Algo tienen en común los guerreros homicidas de La Iliada, los soldados de las SS que sembraban el terror en el este de Europa, las patrullas de adolescentes asesinos de Liberia o Costa de Marfil, los belicosos pandilleros de Johannesburgo o Los Ángeles: son varones jóvenes, ebrios de fuerza física y de crueldad, gregarios, indiferentes al sufrimiento que provocan. La épica y las crónicas de sucesos narran desde tiempo inmemorial lo que confirma la estadística: el 90 por 100 de los crímenes que se cometen en el mundo los llevan a cabo los varones, y las edades de los más violentos oscilan mayoritariamente entre los 16 y los 30 años. Varones jóvenes de uniforme son la carne de cañón en todas las guerras y la pesadilla de los civiles desarmados. Héroes y asesinos guardan entre sí parecidos inquietantes, y en algunos casos sus hazañas son intercambiables. Patrullas de marines norteamericanos exterminaban en una tarde a los habitantes de una aldea vietnamita, y guerrilleros jemer apenas salidos de la adolescencia y fanatizados por las consignas maoístas de Pol Pot podían degollar sin remordimiento a cualquiera por el simple hecho de llevar gafas o de saber leer y escribir.
Buscamos explicaciones sociales, ideológicas: la desesperación de quien no tiene nada, el peligro de quien ha sido intoxicado por ideas a la vez simples y totales, que excluyen la duda y la templanza, que niegan al adversario o al diferente la plena humanidad, incluso el derecho a la vida. El Mal, la crueldad pura, sin motivo, el gusto de hacer daño nos aterran tanto que deseamos encontrarles razones escondidas, incluso justificaciones legitimadoras.
Imaginamos que dentro de los seres humanos existen zonas de claridad y zonas de sombra, que existe el demonio, que detrás de la cara afable y civilizada del doctor Jekyll hay un señor Hyde agazapado y esperando a saltar. La luna llena puede convertir a un hombre en un lobo, y un solo trago de una pócima despertar los instintos más crueles que estaban aletargados bajo un carácter apacible.
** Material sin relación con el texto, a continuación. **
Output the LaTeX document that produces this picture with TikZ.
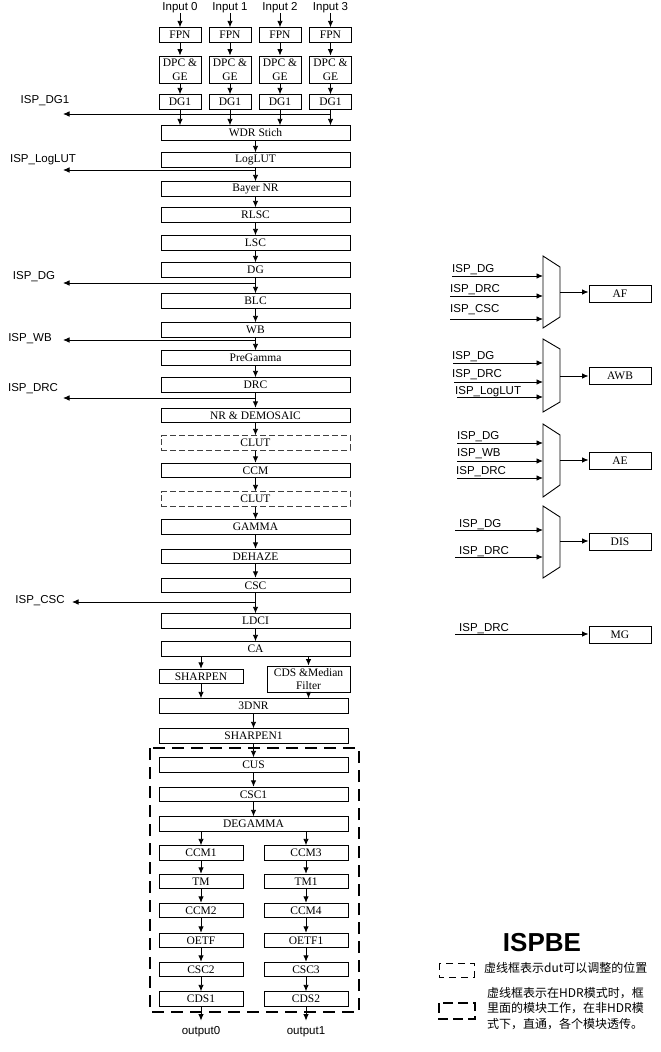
\documentclass[tikz,border=0pt]{standalone}
\usepackage{fontspec}
\setmainfont{Liberation Serif}
\setsansfont{Liberation Sans}
\newfontfamily\cjk{Noto Sans CJK SC}
\usetikzlibrary{arrows.meta}
\begin{document}
\begin{tikzpicture}[x=1pt,y=-1pt,
  box/.style={draw, line width=0.9pt, inner sep=0pt, minimum height=14.5pt, font=\fontsize{11.5}{13.5}\selectfont},
  main/.style={box, minimum width=189pt},
  small/.style={box, minimum width=42pt},
  half/.style={box, minimum width=84pt},
  rbox/.style={box, minimum width=62pt, minimum height=17pt},
  dbox/.style={main, draw=black!75, dash pattern=on 6pt off 3pt},
  arr/.style={line width=0.9pt, -{Latex[length=6.5pt,width=5.5pt]}},
  lbl/.style={font=\sffamily\fontsize{11.5}{13}\selectfont, inner sep=0pt},
  bigdash/.style={line width=2.5pt, dash pattern=on 12pt off 7pt},
  legdash/.style={line width=1pt, dash pattern=on 7pt off 5pt},
  mux/.style={line width=0.9pt}]
\useasboundingbox (0,0) rectangle (661,1052);

% ---------- input branches ----------
\foreach \i/\x in {0/180,1/230,2/280,3/330.5} {
  \node[lbl] (in\i) at (\x,7.5) {Input \i};
  \node[small] (fpn\i) at (\x,35) {FPN};
  \node[small, minimum height=27pt, align=center] (dpc\i) at (\x,69.5) {DPC \&\\GE};
  \node[small] (dga\i) at (\x,102) {DG1};
  \draw[arr] (in\i) -- (fpn\i);
  \draw[arr] (fpn\i) -- (dpc\i);
  \draw[arr] (dpc\i) -- (dga\i);
}

% ---------- main chain ----------
\node[main] (wdr) at (255.5,133) {WDR Stich};
\node[main] (loglut) at (255.5,160) {LogLUT};
\node[main] (bnr) at (255.5,189) {Bayer NR};
\node[main] (rlsc) at (255.5,215) {RLSC};
\node[main] (lsc) at (255.5,243) {LSC};
\node[main] (dg) at (255.5,270) {DG};
\node[main] (blc) at (255.5,301) {BLC};
\node[main] (wb) at (255.5,330) {WB};
\node[main] (pg) at (255.5,358) {PreGamma};
\node[main] (drc) at (255.5,385) {DRC};
\node[main] (nrdm) at (255.5,415.5) {NR \& DEMOSAIC};
\node[dbox] (clut1) at (255.5,443) {CLUT};
\node[main] (ccm) at (255.5,470.5) {CCM};
\node[dbox] (clut2) at (255.5,499) {CLUT};
\node[main] (gamma) at (255.5,527) {GAMMA};
\node[main] (dehaze) at (255.5,556.5) {DEHAZE};
\node[main] (csc) at (255.5,585.5) {CSC};
\node[main] (ldci) at (255.5,621) {LDCI};
\node[main] (ca) at (255.5,649) {CA};

\foreach \i in {0,1,2,3} { \draw[arr] (dga\i.south) -- (dga\i.south |- wdr.north); }
\foreach \a/\b in {wdr/loglut,loglut/bnr,bnr/rlsc,rlsc/lsc,lsc/dg,dg/blc,blc/wb,wb/pg,pg/drc,drc/nrdm,nrdm/clut1,clut1/ccm,ccm/clut2,clut2/gamma,gamma/dehaze,dehaze/csc,csc/ldci,ldci/ca}
  { \draw[arr] (\a) -- (\b); }

% ---------- taps to the left ----------
\coordinate (dg1end) at (63,114);
\coordinate (lutend) at (63,170);
\coordinate (dgend) at (63,283);
\coordinate (wbend) at (63,340);
\coordinate (drcend) at (63,398);
\coordinate (cscend) at (72,602);
\draw[arr] (dga3.south |- dg1end) -- (dg1end);
\draw[arr] (loglut.south |- lutend) -- (lutend);
\draw[arr] (dg.south |- dgend) -- (dgend);
\draw[arr] (wb.south |- wbend) -- (wbend);
\draw[arr] (drc.south |- drcend) -- (drcend);
\draw[arr] (csc.south |- cscend) -- (cscend);
\node[lbl] (tdg1) at (45,101) {ISP\_DG1};
\node[lbl] (tlut) at (43,160) {ISP\_LogLUT};
\node[lbl] (tdg) at (34,277) {ISP\_DG};
\node[lbl] (twb) at (30,339) {ISP\_WB};
\node[lbl] (tdrc) at (33,389) {ISP\_DRC};
\node[lbl] (tcsc) at (40,601) {ISP\_CSC};

% ---------- lower part ----------
\node[half] (sharpen) at (201,676.5) {SHARPEN};
\node[box, minimum width=83pt, minimum height=26pt, align=center, font=\fontsize{11.5}{13}\selectfont] (cds) at (308.5,679) {CDS \&Median\\Filter};
\node[main] (dnr) at (253.5,706) {3DNR};
\node[main] (sh1) at (253.5,736) {SHARPEN1};
\node[main] (cus) at (253.5,765) {CUS};
\node[main] (csc1) at (253.5,794.5) {CSC1};
\node[main] (degamma) at (253.5,824) {DEGAMMA};

\draw[arr] (ca.south -| sharpen.north) -- (sharpen.north);
\draw[arr] (ca.south -| cds.north) -- (cds.north);
\draw[arr] (sharpen.south) -- (sharpen.south |- dnr.north);
\draw[arr] (cds.south) -- (cds.south |- dnr.north);
\foreach \a/\b in {dnr/sh1,sh1/cus,cus/csc1,csc1/degamma} { \draw[arr] (\a) -- (\b); }

\foreach \n/\t/\y in {ccma/CCM1/853,tma/TM/881.5,ccmb/CCM2/910.5,oetfa/OETF/940.5,csca/CSC2/969.5,cdsa/CDS1/999}
  { \node[half] (\n) at (201,\y) {\t}; }
\foreach \n/\t/\y in {ccmc/CCM3/853,tmb/TM1/881.5,ccmd/CCM4/910.5,oetfb/OETF1/940.5,cscb/CSC3/969.5,cdsb/CDS2/999}
  { \node[half] (\n) at (306,\y) {\t}; }
\draw[arr] (degamma.south -| ccma.north) -- (ccma.north);
\draw[arr] (degamma.south -| ccmc.north) -- (ccmc.north);
\foreach \a/\b in {ccma/tma,tma/ccmb,ccmb/oetfa,oetfa/csca,csca/cdsa,ccmc/tmb,tmb/ccmd,ccmd/oetfb,oetfb/cscb,cscb/cdsb}
  { \draw[arr] (\a) -- (\b); }
\node[lbl] (out0) at (201,1032) {output0};
\node[lbl] (out1) at (306,1032) {output1};
\draw[arr, shorten >=6pt] (cdsa) -- (out0);
\draw[arr, shorten >=6pt] (cdsb) -- (out1);

\draw[bigdash] (150,748) rectangle (359,1012);

% ---------- right side: muxes ----------
\node[rbox] (af) at (620,293.5) {AF};
\node[rbox] (awb) at (620,375.5) {AWB};
\node[rbox] (ae) at (620,461) {AE};
\node[rbox] (dis) at (620,541.5) {DIS};
\node[rbox] (mg) at (620,634.5) {MG};

% mux 1
\draw[mux] (543,256) coordinate (m1) -- (560,267) -- (560,317) -- (543,328) -- cycle;
\coordinate (m1o) at (560,292);
\coordinate (a11) at (452,276);
\coordinate (a12) at (450,296);
\coordinate (a13) at (450,319);
\foreach \c in {a11,a12,a13} { \draw[arr] (\c) -- (\c -| m1); }
\draw[arr] (m1o) -- (m1o -| af.west);
\node[lbl, anchor=base west] (l11) at (452,272) {ISP\_DG};
\node[lbl, anchor=base west] (l12) at (450,292) {ISP\_DRC};
\node[lbl, anchor=base west] (l13) at (450,312) {ISP\_CSC};

% mux 2
\draw[mux] (543,339) coordinate (m2) -- (560,349) -- (560,402) -- (543,412) -- cycle;
\coordinate (m2o) at (560,376);
\coordinate (a21) at (453,363);
\coordinate (a22) at (454,382);
\coordinate (a23) at (457,397);
\foreach \c in {a21,a22,a23} { \draw[arr] (\c) -- (\c -| m2); }
\draw[arr] (m2o) -- (m2o -| awb.west);
\node[lbl, anchor=base west] (l21) at (452,359) {ISP\_DG};
\node[lbl, anchor=base west] (l22) at (452,377) {ISP\_DRC};
\node[lbl, anchor=base west] (l23) at (455,394) {ISP\_LogLUT};

% mux 3
\draw[mux] (543,424) coordinate (m3) -- (560,435) -- (560,485) -- (543,497) -- cycle;
\coordinate (m3o) at (560,460);
\coordinate (a31) at (457,443);
\coordinate (a32) at (457,461);
\coordinate (a33) at (457,478);
\foreach \c in {a31,a32,a33} { \draw[arr] (\c) -- (\c -| m3); }
\draw[arr] (m3o) -- (m3o -| ae.west);
\node[lbl, anchor=base west] (l31) at (457,439) {ISP\_DG};
\node[lbl, anchor=base west] (l32) at (457,456) {ISP\_WB};
\node[lbl, anchor=base west] (l33) at (456,474) {ISP\_DRC};

% mux 4
\draw[mux] (543,506) coordinate (m4) -- (560,517) -- (560,567) -- (543,578) -- cycle;
\coordinate (m4o) at (560,541);
\coordinate (a41) at (455,530);
\coordinate (a42) at (455,557);
\foreach \c in {a41,a42} { \draw[arr] (\c) -- (\c -| m4); }
\draw[arr] (m4o) -- (m4o -| dis.west);
\node[lbl, anchor=base west] (l41) at (459,527) {ISP\_DG};
\node[lbl, anchor=base west] (l42) at (459,554) {ISP\_DRC};

% MG
\coordinate (a51) at (455,634);
\draw[arr] (a51) -- (a51 -| mg.west);
\node[lbl, anchor=base west] (l51) at (459,631) {ISP\_DRC};

% ---------- legend ----------
\node[font=\sffamily\bfseries\fontsize{26}{26}\selectfont, inner sep=0pt] (ispbe) at (542,943) {ISPBE};
\draw[legdash] (439,963) rectangle (474,977);
\node[anchor=west, inner sep=0pt, font=\cjk\fontsize{12}{14}\selectfont] (leg1) at (484,968) {虚线框表示dut可以调整的位置};
\draw[line width=2.5pt, dash pattern=on 10pt off 5pt] (439,1003) rectangle (475,1019);
\node[anchor=north west, inner sep=0pt, align=left, font=\cjk\fontsize{12}{15.5}\selectfont] (leg2) at (487,987) {虚线框表示在HDR模式时，框\\里面的模块工作，在非HDR模\\式下，直通，各个模块透传。};
\end{tikzpicture}
\end{document}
Hay sustancias que pueden trastornarnos, pero no proceden de la invención de ningún químico loco, ni de las hierbas que recogían en las noches de luna y hervían las brujas. Están dentro de nosotros, igual que nuestra saliva y nuestra sangre, y según investigaciones cada vez más precisas alimentan la saña que estalla de pronto en quien parecía apocado o pacífico y ayudan a explicar esa propensión abrumadora de tantos hombres a causar daño a sus semejantes sin que esté en juego su interés personal ni la defensa de su propia vida. Hay ideas homicidas, pero posiblemente no provocarían tal número de víctimas si no fuera por el efecto de la testosterona, que es la hormona que dispara el desarrollo de los órganos sexuales masculinos, y que a una cierta edad hace que a los niños se les oscurezca el bozo y se les haga más grave la voz: la misma sustancia que en vísperas de la adolescencia, en un tiempo de súbita confusión y trastorno, confirma nuestra identidad masculina, es la que envenena con su exceso a esos varones temibles que causan cada día más dolor en el mundo que las enfermedades o las catástrofes naturales. La testosterona emborracha a los hombres violentos con más eficacia que el alcohol o que los himnos tribales o patrióticos, y su crecida es tan perceptible en los organismos de quienes celebran una victoria deportiva arrasando el mobiliario público de una ciudad como en los asesinos solitarios o en los miembros de patrullas de exterminio. Debajo del uniforme o de la cara insomne y pálida del psicópata se atisba la pelambre del simio: los mismos niveles de testosterona que en los hombres crueles o fanáticos se registran en los machos más belicosos de las bandas de monos. Y una misma sustancia apacigua en los unos y en los otros los peores impulsos: la serotonina, ese neurotransmisor cuya falta nos puede sumir en la más oscura depresión, y que abunda más en nosotros, simios y humanos, si durante nuestro crecimiento hemos recibido la sensación de seguridad que sólo pueden depararnos el cariño y la protección de nuestros padres. La zona gris de las incertidumbres morales es un mapa químico en el que testosterona y serotonina alientan fuerzas secretas que pueden empujarnos hacia la templanza o hacia el horror. Pero nunca hasta ahora se había sabido con tanta certeza que la firme dulzura del cariño en la infancia es un poderoso antídoto contra los peores venenos de la condición adulta y masculina.